In a significant move, Coinbase has urged the Federal Reserve to permit cryptocurrency firms to gain direct access to its payment systems. The exchange has formally submitted a proposal advocating for a specialized Federal Reserve account tailored for payment processing. This initiative aims to modernize the U.S. payment infrastructure, aligning it more closely with international practices.
The proposal highlights a special-purpose Reserve Bank payment account, which would enable qualifying non-bank institutions to process transactions directly with the Federal Reserve without necessitating a full commercial banking charter. According to Coinbase, this direct access could result in lower operational costs and diminish the counterparty risks associated with intermediary banks.
Faryar Shirzad, Coinbase”s chief policy officer, emphasized that several countries, including the United Kingdom, the European Union, Brazil, and India, already provide similar access to crypto firms, thereby enhancing competition and mitigating settlement risks. As the Federal Reserve reviews feedback from a public comment period that closed on February 6, 2026, the landscape for crypto payment integration hangs in the balance.
Proposed Payment Account Structure and Concerns
Under the proposed framework, the Federal Reserve would offer a limited array of functionalities. Eligible firms would have access to systems such as Fedwire and FedNow, but they would be excluded from utilizing the discount window or earning interest on their balances. Coinbase has voiced concerns regarding these restrictive conditions, arguing that such limitations could hinder widespread adoption among qualified institutions.
The exchange specifically pointed out the detrimental impact of not allowing interest on end-of-day balances and imposing low overnight balance limits. These stipulations could significantly reduce the utility of the accounts for large-scale payment operations. Furthermore, Coinbase challenged the rationale behind balance-sheet limits, asserting that payment processing risks are primarily operational and do not typically necessitate capital reserves linked to balance sheet size.
In its letter, Coinbase requested authorization to hold omnibus customer balances, which would facilitate more efficient settlement processes. This request aligns with sentiments echoed by fintech advocacy groups, including the American Fintech Council, which argue that broader access would promote competition and lessen reliance on traditional financial intermediaries.
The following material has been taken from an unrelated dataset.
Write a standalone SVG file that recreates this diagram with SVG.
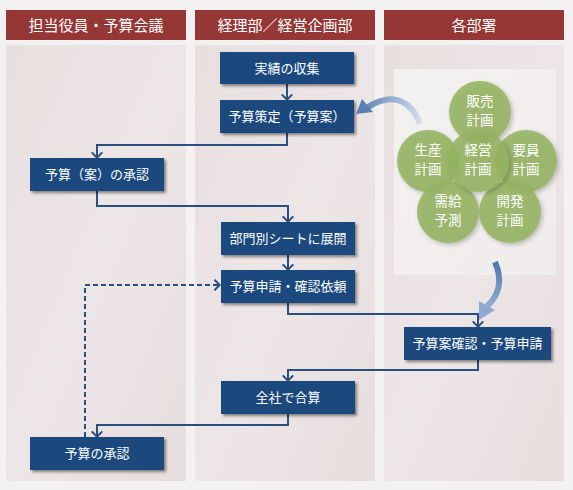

Banking Sector Reactions and Regulatory Implications
However, traditional banking institutions have expressed apprehension regarding the proposal. They warn that granting access to non-bank entities could introduce additional systemic risks, pointing out that these firms may lack the same supervisory history as conventional banks. In contrast, crypto companies assert that the existing system stifles innovation and that models successfully implemented in other jurisdictions should serve as a precedent.
The implications of this proposal extend to crypto-focused banks like Silvergate and Signature, which currently play crucial roles as intermediaries for crypto-dollar transactions. A favorable decision from the Federal Reserve could alter the competitive dynamics for these institutions. A final decision is anticipated in mid-2026, with the potential for the payment account to be operational by the fourth quarter of that year.
In addition to the discussions surrounding the proposal, the White House has scheduled a meeting between senior officials and representatives from both sides to address concerns pertaining to financial stability and innovation in the evolving landscape of digital finance.